Maurice, le frère de Philippe, n’apprit que le 19 septembre 1944 la mort de son frère survenue lors du débarquement. Ce dernier n’avait finalement passé que 2 heures en sol français. L’ironie du sort voulait que Maurice trouve la mort le lendemain, 20 septembre, sauvant 3 de ses hommes en affrontant seul une cinquantaine d’allemands. Les deux frères sont enterrés l’un à côté de l’autre au cimetière militaire de Ranville en Normandie.

2 commentaires:

Pierre Lagacé a dit...

J'ai lu avec un très grand intérêt votre billet sur les frères Rousseau.

Je connais personnellement une personne qui connaît (connaissait) très bien la famille. Les frères Rousseau étaient ses idoles de jeunesse.

Gilles Boulanger m'a demandé de faire une recherche sur leur sort.

Je vous trouve privilégiée d'avoir rencontré des gens qui ont voulu vous parler des frères Rousseau.

Par contre, cette phrase m'a fait sursauter... et j'en ai parlé à monsieur Boulanger.

Ils sont assez âgés et sont - selon lui - des gens assez bourgeois de la haute ville de Québec

Pour monsieur Boulanger, l'utilisation de l'épithète de bourgeois concernant les survivants de la famille Rousseau est malheureusement inapproprié et tout à fait fausse. Ces gens qu'il a revu après la guerre ont été complètement dévasté par la mort des deux fils.

Je tenais à vous le dire en espérant que vous pourrez corriger le tir de votre billet.

Monsieur Boulanger retourne en France en juin. On a nommé une école en son nom à Courseulles-sur-Mer.

Gilles Boulanger DFC, qui a maintenant 87 ans, était un mitrailleur sur un Halifax de l'escadrille 425 Alouettes.

Pierre Lagacé

Pierre Lagacé a dit...

J'ai pris contact avec Monsieur Villemin qui a un site sur la Résistance en Vosges.

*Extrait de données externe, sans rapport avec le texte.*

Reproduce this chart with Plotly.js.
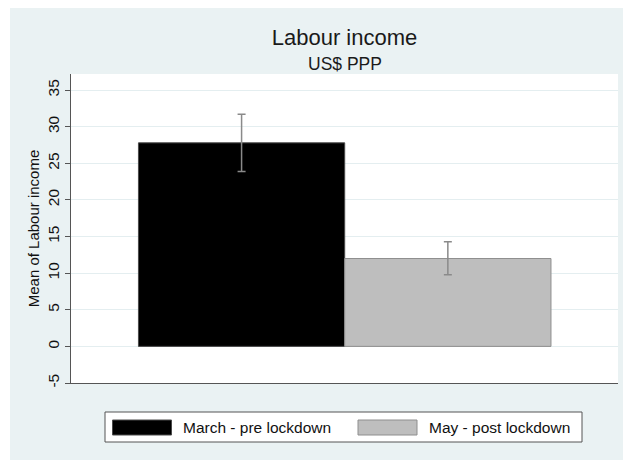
<!DOCTYPE html>
<html>
<head>
<meta charset="utf-8">
<script src="https://cdn.plot.ly/plotly-3.0.1.min.js"></script>
<style>html,body{margin:0;padding:0;background:#fff}#chart{width:625px;height:460px}</style>
</head>
<body>
<div id="chart"></div>
<script>
// ---- data ----
const categories = ["March - pre lockdown", "May - post lockdown"];
const means = [27.8, 12.0];
const ciUpper = [31.7, 14.3];
const ciLower = [23.9, 9.8];
const yTickVals = [-5, 0, 5, 10, 15, 20, 25, 30, 35];
const yTickText = ["-5", "0", "5", "10", "15", "20", "25", "30", "35"];
const chartTitle = "Labour income";
const chartSubtitle = "US$ PPP";
const yTitle = "Mean of Labour income";

// ---- styling ----
const FONT = "Liberation Sans, Arial, sans-serif";
const fills = ["#000000", "#bebebe"];
const outlines = ["#4a4a4a", "#8e8e8e"];
const W = 625, H = 460;
const M = {l: 71, r: 7, t: 74, b: 77};
const pw = W - M.l - M.r, ph = H - M.t - M.b;
const px = x => (x - M.l) / pw;
const py = y => (H - M.b - y) / ph;

const traces = categories.map((c, i) => ({
  type: "bar",
  x: [c],
  y: [means[i]],
  width: 1,
  name: c,
  marker: {color: fills[i], line: {color: outlines[i], width: 1}},
  error_y: {
    type: "data", symmetric: false,
    array: [ciUpper[i] - means[i]],
    arrayminus: [means[i] - ciLower[i]],
    color: "#8a8a8a", thickness: 1.5, width: 4
  },
  showlegend: false,
  hoverinfo: "skip"
}));

// manual legend (wide swatches as in the reference)
const shapes = [
  // white outer edges
  {type: "rect", xref: "paper", yref: "paper", x0: px(0), x1: px(W), y0: py(0), y1: py(8), fillcolor: "#fff", line: {width: 0}, layer: "below"},
  {type: "rect", xref: "paper", yref: "paper", x0: px(0), x1: px(10), y0: py(0), y1: py(H), fillcolor: "#fff", line: {width: 0}, layer: "below"},
  {type: "rect", xref: "paper", yref: "paper", x0: px(623), x1: px(W), y0: py(0), y1: py(H), fillcolor: "#fff", line: {width: 0}, layer: "below"},
  // legend box
  {type: "rect", xref: "paper", yref: "paper", x0: px(105), x1: px(582), y0: py(412), y1: py(442), fillcolor: "#fff", line: {color: "#555", width: 1}}
];
const swX = [[112.5, 171.5], [358, 417]];
const txX = [181, 427];
const annotations = [
  {xref: "paper", yref: "paper", x: 0.5, y: py(63.5), xanchor: "center", yanchor: "middle",
   text: chartSubtitle, showarrow: false, font: {family: FONT, size: 17.5, color: "#1a1a1a"}}
];
categories.forEach((c, i) => {
  shapes.push({type: "rect", xref: "paper", yref: "paper", x0: px(swX[i][0]), x1: px(swX[i][1]), y0: py(420), y1: py(435),
    fillcolor: fills[i], line: {color: outlines[i], width: 1}});
  annotations.push({xref: "paper", yref: "paper", x: px(txX[i]), y: py(427.5), xanchor: "left", yanchor: "middle",
    text: c, showarrow: false, font: {family: FONT, size: 15.5, color: "#111"}});
});

const layout = {
  width: W, height: H,
  margin: M,
  paper_bgcolor: "#eaf2f3",
  plot_bgcolor: "#ffffff",
  font: {family: FONT, color: "#111"},
  title: {
    text: chartTitle,
    font: {family: FONT, size: 22, color: "#1a1a1a"},
    x: 0.5, xref: "paper", xanchor: "center",
    y: 1 - 37 / H, yref: "container", yanchor: "middle"
  },
  barmode: "overlay",
  xaxis: {
    type: "category",
    range: [-0.827, 1.825],
    showticklabels: false, ticks: "",
    showgrid: false, zeroline: false,
    showline: true, linecolor: "#555", linewidth: 1,
    fixedrange: true
  },
  yaxis: {
    range: [-5, 37.2],
    tickvals: yTickVals,
    ticktext: yTickText,
    ticks: "outside", ticklen: 5, tickcolor: "#555", tickwidth: 1,
    tickangle: -90,
    tickfont: {family: FONT, size: 15.5, color: "#111"},
    showgrid: true, gridcolor: "#e4eef0", gridwidth: 1,
    zeroline: false,
    showline: true, linecolor: "#555", linewidth: 1,
    title: {text: yTitle, font: {family: FONT, size: 15, color: "#111"}, standoff: 1},
    automargin: false,
    fixedrange: true
  },
  shapes: shapes,
  annotations: annotations,
  showlegend: false
};

Plotly.newPlot("chart", traces, layout, {displayModeBar: false, staticPlot: true});
</script>
</body>
</html>
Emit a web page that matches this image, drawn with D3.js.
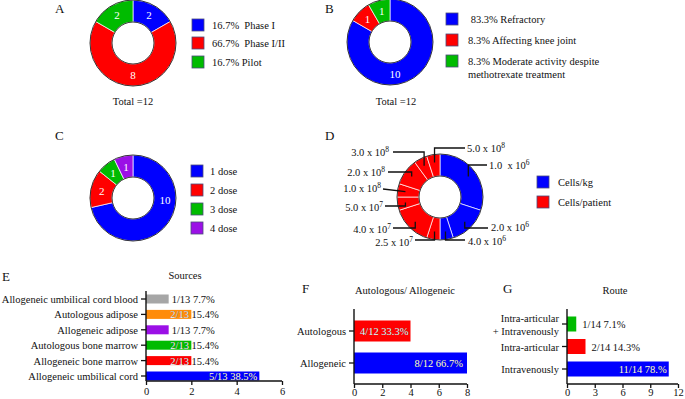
<!DOCTYPE html>
<html><head><meta charset="utf-8">
<script src="https://cdn.jsdelivr.net/npm/d3@7"></script>
<style>
body{margin:0;background:#fff}
svg{display:block}
</style>
</head><body>
<svg id="chart" width="685" height="399" font-family="Liberation Serif"></svg>
<script>
// ---------------- DATA ----------------
const phaseLabels = ["16.7%  Phase I", "66.7%  Phase I/II", "16.7% Pilot"];
const phaseValues = [2, 8, 2];
const indicationLabels = [[" 83.3% Refractory"], ["8.3% Affecting knee joint"], ["8.3% Moderate activity despite", "methotrexate treatment"]];
const indicationValues = [10, 1, 1];
const doseLabels = ["1 dose", "2 dose", "3 dose", "4 dose"];
const doseValues = [10, 2, 1, 1];
const cellDoseMantissa = ["1.0  x 10", "2.0 x 10", "4.0 x 10", "2.5 x 10", "4.0 x 10", "5.0 x 10", "1.0 x 10", "2.0 x 10", "3.0 x 10", "5.0 x 10"];
const cellDoseExponent = ["6", "6", "6", "7", "7", "7", "8", "8", "8", "8"];
const cellDoseUnit = [0, 0, 0, 1, 1, 1, 1, 1, 1, 1];
const cellDoseValues = [6, 3, 1, 1, 3, 1, 1, 2, 1, 1];
const cellUnitLabels = ["Cells/kg", "Cells/patient"];
const sourceLabels = ["Allogeneic umbilical cord blood", "Autologous adipose", "Allogeneic adipose", "Autologous bone marrow", "Allogeneic bone marrow", "Allogeneic umbilical cord"];
const sourceValues = [1, 2, 1, 2, 2, 5];
const sourceText = ["1/13 7.7%", "2/13 15.4%", "1/13 7.7%", "2/13 15.4%", "2/13 15.4%", "5/13 38.5%"];
const sourceTicks = [0, 2, 4, 6];
const originLabels = ["Autologous", "Allogeneic"];
const originValues = [4, 8];
const originText = ["4/12 33.3%", "8/12 66.7%"];
const originTicks = [0, 2, 4, 6, 8];
const routeLabels = [["Intra-articular", "+ Intravenously"], ["Intra-articular"], ["Intravenously"]];
const routeValues = [1, 2, 11];
const routeText = ["1/14 7.1%", "2/14 14.3%", "11/14 78.%"];
const routeTicks = [0, 3, 6, 9, 12];

// ---------------- STYLE ----------------
const BLUE = "#0000ff", RED = "#ff0000", GREEN = "#00bb00", PURPLE = "#9b10e6", GREY = "#a6a6a6", ORANGE = "#ff8c0a";
const FS = 10.5;
const FONT = "Liberation Serif";
const svg = d3.select("#chart");

function panelLetter(t, x, y) {
  svg.append("text").attr("x", x).attr("y", y).attr("font-size", 13).attr("fill", "#111").text(t);
}

function donut(cx, cy, values, colors, showLabels, angleOverride) {
  const R = 43, r = 21;
  const g = svg.append("g").attr("transform", `translate(${cx},${cy})`);
  const arcs = d3.pie().sort(null).value(d => d)(values);
  const arc = d3.arc().innerRadius(r).outerRadius(R);
  g.selectAll("path.s").data(arcs).join("path").attr("class", "s")
    .attr("d", arc).attr("fill", (d, i) => colors[i])
    .attr("stroke", "#fff").attr("stroke-width", 0.7);
  g.append("circle").attr("r", R).attr("fill", "none").attr("stroke", "#222").attr("stroke-width", 0.9);
  g.append("circle").attr("r", r).attr("fill", "none").attr("stroke", "#222").attr("stroke-width", 0.9);
  if (showLabels) {
    arcs.forEach((d, i) => {
      let a = (d.startAngle + d.endAngle) / 2;
      if (angleOverride && angleOverride[i] != null) a = angleOverride[i] * Math.PI / 180;
      const rr = 32;
      g.append("text").attr("x", rr * Math.sin(a)).attr("y", -rr * Math.cos(a) + 4)
        .attr("text-anchor", "middle").attr("font-size", 11).attr("fill", "#fff").text(d.data);
    });
  }
  return {g, arcs, R, r};
}

function legend(x, yCenters, colors, labels, textX) {
  labels.forEach((lab, i) => {
    svg.append("rect").attr("x", x).attr("y", yCenters[i] - 6).attr("width", 12).attr("height", 12)
      .attr("fill", colors[i]).attr("stroke", "#4b4b7a").attr("stroke-width", 0.8);
    const lines = Array.isArray(lab) ? lab : [lab];
    lines.forEach((ln, j) => {
      svg.append("text").attr("x", textX).attr("y", yCenters[i] + 4 + j * 13)
        .attr("font-size", FS).attr("fill", "#111").attr("xml:space", "preserve").text(ln);
    });
  });
}

// ---------------- PANEL A ----------------
panelLetter("A", 55, 13);
donut(133, 43, phaseValues, [BLUE, RED, GREEN], true, null);
legend(192, [25, 43, 62], [BLUE, RED, GREEN], phaseLabels, 212);
svg.append("text").attr("x", 133).attr("y", 105).attr("text-anchor", "middle").attr("font-size", FS).attr("fill", "#111").text("Total =12");

// ---------------- PANEL B ----------------
panelLetter("B", 325, 13);
donut(390, 42, indicationValues, [BLUE, RED, GREEN], true, [171, null, null]);
legend(446, [19, 40, 61], [BLUE, RED, GREEN], indicationLabels, 468);
svg.append("text").attr("x", 396).attr("y", 105).attr("text-anchor", "middle").attr("font-size", FS).attr("fill", "#111").text("Total =12");

// ---------------- PANEL C ----------------
panelLetter("C", 55, 140);
donut(133, 198, doseValues, [BLUE, RED, GREEN, PURPLE], true, [93, null, null, null]);
legend(191, [171, 190, 209, 228], [BLUE, RED, GREEN, PURPLE], doseLabels, 210);

// ---------------- PANEL D ----------------
panelLetter("D", 325, 140);
const dColors = cellDoseUnit.map(u => u === 0 ? BLUE : RED);
const dd = donut(440, 197, cellDoseValues, dColors, false, null);
// leader layout: [lineY (null = straight), lineEndX, textX, anchor, textY]
const dLeader = [
  [165, 487, 489, "start", 165],
  [228, 488, 491, "start", 227],
  [240, 465, 468, "start", 241],
  [240, 415, 413, "end", 242],
  [228, 393, 391, "end", 229],
  [206, 385, 383, "end", 207],
  [null, 383, 381, "end", 188],
  [172, 388, 385, "end", 172],
  [152, 393, 389, "end", 152],
  [148, 465, 467, "start", 148]
];
dd.arcs.forEach((d, i) => {
  const a = (d.startAngle + d.endAngle) / 2;
  const ax = 440 + 35 * Math.sin(a), ay = 197 - 35 * Math.cos(a);
  const L = dLeader[i];
  const pts = L[0] == null ? [[ax, ay], [L[1], L[4] + 1]] : [[ax, ay], [ax, L[0]], [L[1], L[0]]];
  svg.append("path").attr("d", d3.line()(pts)).attr("fill", "none").attr("stroke", "#111").attr("stroke-width", 1.3);
  const t = svg.append("text").attr("x", L[2]).attr("y", L[4] + 4).attr("text-anchor", L[3])
    .attr("font-size", FS).attr("fill", "#111").attr("xml:space", "preserve");
  t.append("tspan").text(cellDoseMantissa[i]);
  t.append("tspan").attr("dy", -4).attr("font-size", 7.5).text(cellDoseExponent[i]);
});
legend(537, [182, 202], [BLUE, RED], cellUnitLabels, 558);

// ---------------- BAR PANELS ----------------
function barPanel(opts) {
  const {cats, values, texts, ticks, colors, x0, x1, yTop, yBottom, centers, barH, labelMode, tickPad} = opts;
  const x = d3.scaleLinear().domain([0, ticks[ticks.length - 1]]).range([x0, x1]);
  const y = d3.scalePoint().domain(d3.range(cats.length)).range(centers);
  const g = svg.append("g");
  const clipBase = opts.id;
  values.forEach((v, i) => {
    const cy = y(i);
    g.append("rect").attr("x", x(0)).attr("y", cy - barH / 2).attr("width", x(v) - x(0)).attr("height", barH)
      .attr("fill", colors[i]);
    g.append("clipPath").attr("id", clipBase + i).append("rect")
      .attr("x", x(0)).attr("y", cy - barH / 2).attr("width", x(v) - x(0)).attr("height", barH);
  });
  values.forEach((v, i) => {
    const cy = y(i);
    const mode = labelMode(v, i);
    const mk = (fill, clip) => {
      const t = g.append("text").attr("y", cy + 4).attr("font-size", FS).attr("fill", fill).text(texts[i]);
      if (mode.anchor === "end") t.attr("text-anchor", "end").attr("x", x(v) + mode.dx);
      else t.attr("x", x(v) + mode.dx);
      if (clip) t.attr("clip-path", `url(#${clipBase + i})`);
    };
    mk("#111", false);
    mk("#fff", true);
  });
  const ax = g.append("g").attr("transform", `translate(0,${yBottom})`)
    .call(d3.axisBottom(x).tickValues(ticks).tickSize(4).tickPadding(tickPad).tickSizeOuter(0).tickFormat(d3.format("d")));
  ax.attr("font-family", FONT).attr("font-size", FS);
  ax.select(".domain").remove();
  ax.selectAll("line").attr("stroke", "#111").attr("stroke-width", 1.3);
  ax.selectAll("text").attr("fill", "#111");
  g.append("line").attr("x1", x0).attr("x2", x1).attr("y1", yBottom).attr("y2", yBottom).attr("stroke", "#111").attr("stroke-width", 1.4);
  g.append("line").attr("x1", x0).attr("x2", x0).attr("y1", yTop).attr("y2", yBottom).attr("stroke", "#111").attr("stroke-width", 1.4);
  cats.forEach((c, i) => {
    const cy = y(i);
    g.append("line").attr("x1", x0 - 5).attr("x2", x0).attr("y1", cy).attr("y2", cy).attr("stroke", "#111").attr("stroke-width", 1.3);
    const lines = Array.isArray(c) ? c : [c];
    lines.forEach((ln, j) => {
      g.append("text").attr("x", x0 - 8).attr("y", cy + 4 + (j - (lines.length - 1) / 2) * 13)
        .attr("text-anchor", "end").attr("font-size", FS).attr("fill", "#111").text(ln);
    });
  });
}

// PANEL E
panelLetter("E", 2, 281);
svg.append("text").attr("x", 185).attr("y", 279).attr("text-anchor", "middle").attr("font-size", FS).attr("fill", "#111").text("Sources");
barPanel({
  id: "clipE", cats: sourceLabels, values: sourceValues, texts: sourceText, ticks: sourceTicks,
  colors: [GREY, ORANGE, PURPLE, GREEN, RED, BLUE],
  x0: 146, x1: 282, yTop: 291, yBottom: 381, centers: [299, 376], barH: 9, tickPad: 3,
  labelMode: (v) => v >= 4 ? {anchor: "end", dx: -2} : (v >= 2 ? {anchor: "start", dx: -21} : {anchor: "start", dx: 3})
});

// PANEL F
panelLetter("F", 302, 293);
svg.append("text").attr("x", 405).attr("y", 294).attr("text-anchor", "middle").attr("font-size", FS).attr("fill", "#111").text("Autologous/ Allogeneic");
barPanel({
  id: "clipF", cats: originLabels, values: originValues, texts: originText, ticks: originTicks,
  colors: [RED, BLUE],
  x0: 354, x1: 467, yTop: 309, yBottom: 384, centers: [331, 363], barH: 21, tickPad: 1,
  labelMode: (v) => ({anchor: "end", dx: v >= 8 ? -4 : -2})
});

// PANEL G
panelLetter("G", 503, 293);
svg.append("text").attr("x", 615).attr("y", 294).attr("text-anchor", "middle").attr("font-size", FS).attr("fill", "#111").text("Route");
barPanel({
  id: "clipG", cats: routeLabels, values: routeValues, texts: routeText, ticks: routeTicks,
  colors: [GREEN, RED, BLUE],
  x0: 567, x1: 678, yTop: 309, yBottom: 384, centers: [324, 369], barH: 15, tickPad: 1,
  labelMode: (v) => v >= 4 ? {anchor: "end", dx: -2} : {anchor: "start", dx: 6}
});
</script>
</body></html>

Il parle des SAS en Vosges.
Une histoire bouleversante d'une population déportée. Elle protégeait les soldats du SAS cachés dans les forêts.

http://www.resistance-deportation.org/spip.php?rubrique14

On ne mentionne le lieutenant Rousseau qu'une fois dans le chapitre sur l'Opération Loyton.

Merci pour votre belle recherche sur les frères Rousseau.

Je connais aussi maintenant le sens du mot factoïde.